We all imagine that stereotype of fat cats sitting around the boardroom, planning which cultures they would like to exploit to sell t-shirts to 18-year-olds. Unfortunately, things aren’t that simple. In response to the question of what gets put on the clothing racks at Urban Outfitters, it’s entirely dependent on the consumers.

“If you don’t like what Urban Outfitters has or any other retailer you just at the end of the day don’t buy,” said Carberry.

It’s up to the people to decide whether or not culturally appropriative clothing becomes popular or not.

“There are trend setters that set the trends and, typically at colleges, they’re opinion leaders,” Carberry said. “There are guys and gals that are respected for their opinions, for their activities, for their interests and folks take a look at what they’re wearing and what they say and they’ll follow.”

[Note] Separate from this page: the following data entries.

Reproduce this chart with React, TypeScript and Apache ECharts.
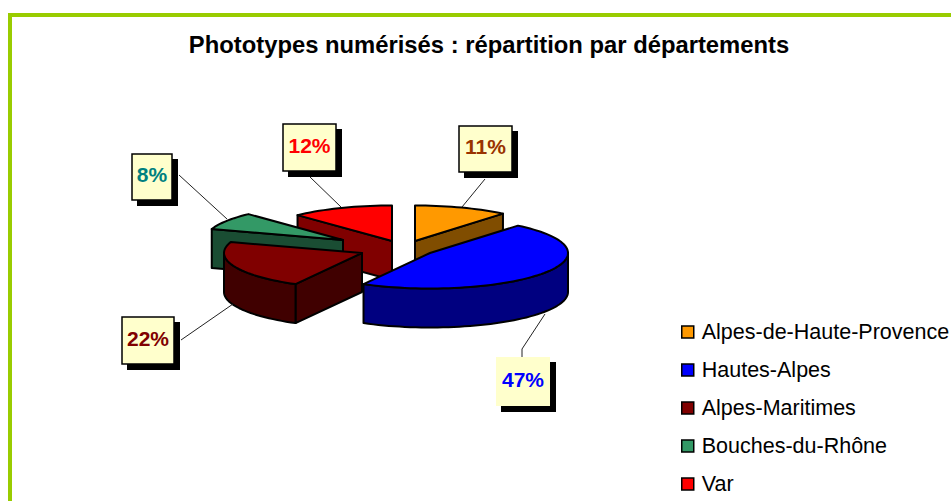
import React, { useEffect, useRef } from "react";
import * as echarts from "echarts";

const titleText = "Phototypes numérisés : répartition par départements";
const categories = ["Alpes-de-Haute-Provence", "Hautes-Alpes", "Alpes-Maritimes", "Bouches-du-Rhône", "Var"];
const shares = [11, 47, 22, 8, 12];

const topColors = ["#FF9900", "#0000FF", "#800000", "#339966", "#FF0000"];
const wallColors = ["#804D00", "#000080", "#400000", "#1A4D33", "#800000"];
const labelColors = ["#993300", "#0000FF", "#800000", "#008080", "#FF0000"];
const layers = [4, 5, 4, 3, 2];

// Exploded slice apexes, label boxes and leader lines.
const apexes = [[415, 241], [430, 253], [362, 253], [343, 240], [392, 241]];
const boxes = [[459, 126, 53, 46], [496, 357, 54, 49], [122, 317, 52, 47], [132, 154, 40, 46], [283, 124, 53, 47]];
const leaders = [
  [[485, 179], [462, 207]],
  [[545, 314], [522, 349], [522, 357]],
  [[181, 340], [233, 304]],
  [[179, 175], [227, 219]],
  [[310, 177], [341, 207]],
];
const boxBorder = [true, false, true, true, true];

const RX = 138;
const RY = 35.5;
const DEPTH = 39;
const STROKE = 2;

const total = shares.reduce((a, b) => a + b, 0);
const rad = (share: number) => (share / total) * Math.PI * 2;

function sliceChildren(index: number, value: number) {
  const before = shares.slice(0, index).reduce((a, b) => a + b, 0);
  const a1 = rad(before);
  const a2 = a1 + rad(value);
  const [cx, cy] = apexes[index];
  const rim = (t: number, d = 0) => [cx + RX * Math.sin(t), cy - RY * Math.cos(t) + d];
  const arc = (from: number, to: number, d = 0) => {
    const steps = Math.max(2, Math.ceil((to - from) / 0.04));
    const out: number[][] = [];
    for (let i = 0; i <= steps; i++) out.push(rim(from + ((to - from) * i) / steps, d));
    return out;
  };
  const children: any[] = [];
  const wall = (points: number[][]) =>
    children.push({
      type: "polygon",
      shape: { points },
      style: { fill: wallColors[index], stroke: "#000", lineWidth: STROKE, lineJoin: "round" },
    });
  if (Math.sin(a1) < -1e-6) {
    wall([[cx, cy], rim(a1), rim(a1, DEPTH), [cx, cy + DEPTH]]);
  }
  if (Math.sin(a2) > 1e-6) {
    wall([[cx, cy], rim(a2), rim(a2, DEPTH), [cx, cy + DEPTH]]);
  }
  const vis1 = Math.max(a1, Math.PI / 2);
  const vis2 = Math.min(a2, (Math.PI * 3) / 2);
  if (vis2 > vis1) {
    wall([...arc(vis1, vis2), ...arc(vis1, vis2, DEPTH).reverse()]);
  }
  children.push({
    type: "polygon",
    shape: { points: [[cx, cy], ...arc(a1, a2)] },
    style: { fill: topColors[index], stroke: "#000", lineWidth: STROKE, lineJoin: "round" },
  });
  return children;
}

function labelChildren(index: number, value: number) {
  const [x, y, w, h] = boxes[index];
  return [
    {
      type: "polyline",
      shape: { points: leaders[index] },
      style: { fill: "none", stroke: "#222", lineWidth: 1 },
    },
    { type: "rect", shape: { x: x + 5, y: y + 5, width: w + 1, height: h + 1 }, style: { fill: "#000" } },
    {
      type: "rect",
      shape: { x, y, width: w, height: h },
      style: {
        fill: "#FFFFCC",
        stroke: boxBorder[index] ? "#000" : "none",
        lineWidth: boxBorder[index] ? 1.5 : 0,
      },
    },
    {
      type: "text",
      style: {
        text: `${value}%`,
        x: x + w / 2,
        y: y + h / 2 - 2.5,
        fill: labelColors[index],
        font: "bold 21px 'Liberation Sans', Arial, sans-serif",
        align: "center",
        verticalAlign: "middle",
      },
    },
  ];
}

export default function App() {
  const ref = useRef<HTMLDivElement>(null);
  useEffect(() => {
    const chart = echarts.init(ref.current!, undefined, { renderer: "svg" });
    const series: any[] = categories.map((name, i) => ({
      type: "custom",
      name,
      coordinateSystem: "none",
      silent: true,
      z: layers[i],
      itemStyle: { color: topColors[i] },
      data: [[shares[i]]],
      renderItem: (_p: any, api: any) => ({
        type: "group",
        children: sliceChildren(i, api.value(0)),
      }),
    }));
    const labelSeries: any[] = categories.map((name, i) => ({
      type: "custom",
      coordinateSystem: "none",
      silent: true,
      z: 6,
      data: [[shares[i]]],
      renderItem: (_p: any, api: any) => ({
        type: "group",
        children: labelChildren(i, api.value(0)),
      }),
    }));
    chart.setOption({
      animation: false,
      backgroundColor: "#FFFFFF",
      title: {
        text: titleText,
        left: 484,
        top: 27,
        textAlign: "center",
        textStyle: { fontFamily: "'Liberation Sans', Arial, sans-serif", fontWeight: "bold", fontSize: 23.8, color: "#000" },
      },
      legend: {
        data: categories,
        orient: "vertical",
        left: 681,
        top: 321,
        itemWidth: 12,
        itemHeight: 12,
        itemGap: 16,
        icon: "rect",
        itemStyle: { borderColor: "#000", borderWidth: 1.5 },
        textStyle: {
          fontFamily: "'Liberation Sans', Arial, sans-serif",
          fontSize: 21.5,
          color: "#000",
          padding: [0, 0, 0, 3],
        },
        selectedMode: false,
        padding: 0,
      },
      graphic: [
        {
          type: "rect",
          silent: true,
          z: 0,
          shape: { x: 10, y: 15, width: 1000, height: 600 },
          style: { fill: "none", stroke: "#99CC00", lineWidth: 4 },
        },
      ],
      series: [...series, ...labelSeries],
    });
    return () => chart.dispose();
  }, []);
  return <div ref={ref} style={{ position: "fixed", left: 0, top: 0, width: 951, height: 501 }} />;
}
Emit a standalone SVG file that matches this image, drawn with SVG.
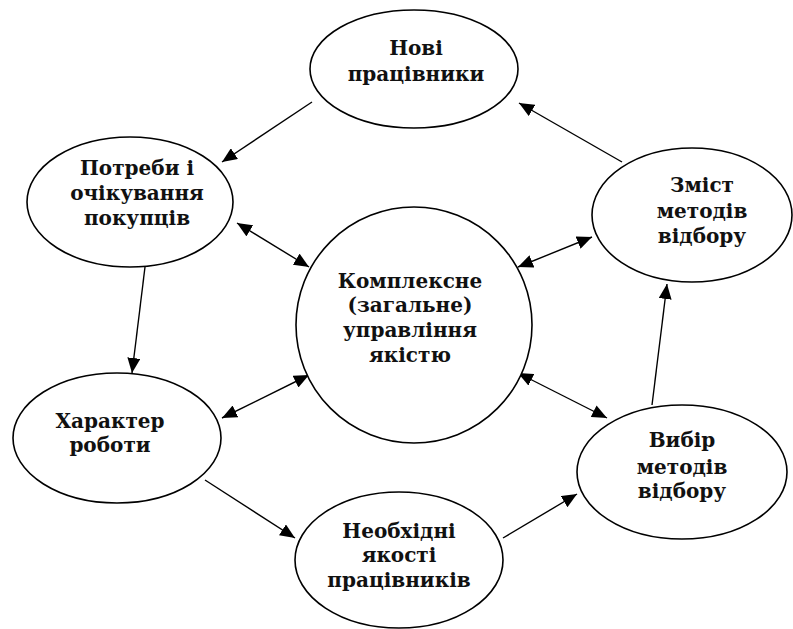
<svg xmlns="http://www.w3.org/2000/svg" width="793" height="629" viewBox="0 0 793 629">
<style>
  .node ellipse { fill: #ffffff; stroke: #000000; stroke-width: 1.6; }
  .node text { font-family: "DejaVu Serif", "Liberation Serif", serif; font-weight: bold; font-size: 20px; fill: #111111; text-anchor: middle; }
  .conn line { stroke: #000000; stroke-width: 1.4; }
</style>
<defs>
  <marker id="ah" markerUnits="userSpaceOnUse" markerWidth="16" markerHeight="13" refX="15" refY="6.5" orient="auto-start-reverse" viewBox="0 0 16 13">
    <path d="M0,0 L15,6.5 L0,13 z" fill="#000000"/>
  </marker>
</defs>
<rect width="793" height="629" fill="#ffffff"/>

<g id="connectors" class="conn">
  <line x1="312" y1="102" x2="222" y2="162" marker-end="url(#ah)"/>
  <line x1="622" y1="162" x2="519" y2="103" marker-end="url(#ah)"/>
  <line x1="237" y1="223" x2="309" y2="267" marker-start="url(#ah)" marker-end="url(#ah)"/>
  <line x1="592" y1="237" x2="518" y2="267" marker-start="url(#ah)" marker-end="url(#ah)"/>
  <line x1="145" y1="267" x2="132" y2="373" marker-end="url(#ah)"/>
  <line x1="222" y1="418" x2="309" y2="375" marker-start="url(#ah)" marker-end="url(#ah)"/>
  <line x1="205" y1="480" x2="295" y2="538" marker-end="url(#ah)"/>
  <line x1="503" y1="538" x2="577" y2="494" marker-end="url(#ah)"/>
  <line x1="518" y1="373" x2="607" y2="418" marker-start="url(#ah)" marker-end="url(#ah)"/>
  <line x1="652" y1="405" x2="667" y2="284" marker-end="url(#ah)"/>
</g>

<g id="node-novi" class="node">
  <ellipse cx="414" cy="69" rx="104" ry="59"/>
  <text x="416" y="55">Нові</text>
  <text x="416" y="81">працівники</text>
</g>

<g id="node-potreby" class="node">
  <ellipse cx="130" cy="202" rx="103" ry="65"/>
  <text x="137" y="175">Потреби і</text>
  <text x="137" y="200">очікування</text>
  <text x="137" y="225">покупців</text>
</g>

<g id="node-zmist" class="node">
  <ellipse cx="692" cy="215" rx="100" ry="67"/>
  <text x="702" y="192">Зміст</text>
  <text x="702" y="218">методів</text>
  <text x="702" y="243">відбору</text>
</g>

<g id="node-center" class="node">
  <ellipse cx="414" cy="325" rx="118" ry="118"/>
  <text x="410" y="288">Комплексне</text>
  <text x="410" y="312">(загальне)</text>
  <text x="410" y="337">управління</text>
  <text x="410" y="362">якістю</text>
</g>

<g id="node-kharakter" class="node">
  <ellipse cx="117" cy="438" rx="104" ry="65"/>
  <text x="110" y="428">Характер</text>
  <text x="110" y="452">роботи</text>
</g>

<g id="node-vybir" class="node">
  <ellipse cx="682" cy="472" rx="105" ry="67"/>
  <text x="682" y="447">Вибір</text>
  <text x="682" y="474">методів</text>
  <text x="682" y="498">відбору</text>
</g>

<g id="node-neobkhidni" class="node">
  <ellipse cx="399" cy="560" rx="104" ry="68"/>
  <text x="399" y="538">Необхідні</text>
  <text x="399" y="562">якості</text>
  <text x="399" y="587">працівників</text>
</g>
</svg>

Colleges also have an impact in responding to issues of cultural appropriation.

“You’re the ones who decide,” said Carberry. “You and your friends and your peers and the people throughout the United States your age group, you’re the ones that pick.”

But does bringing awareness to cultural appropriation through outlets like social media or discussions among friends and family stop the normalization of this practice?

“How many times have social media users called out designers for mimicking cornrows or locs?” said Moring. “It’s not that the communities affected aren’t speaking out or doing their part. Our demands must be met and that starts with the people in power shutting up and listening.”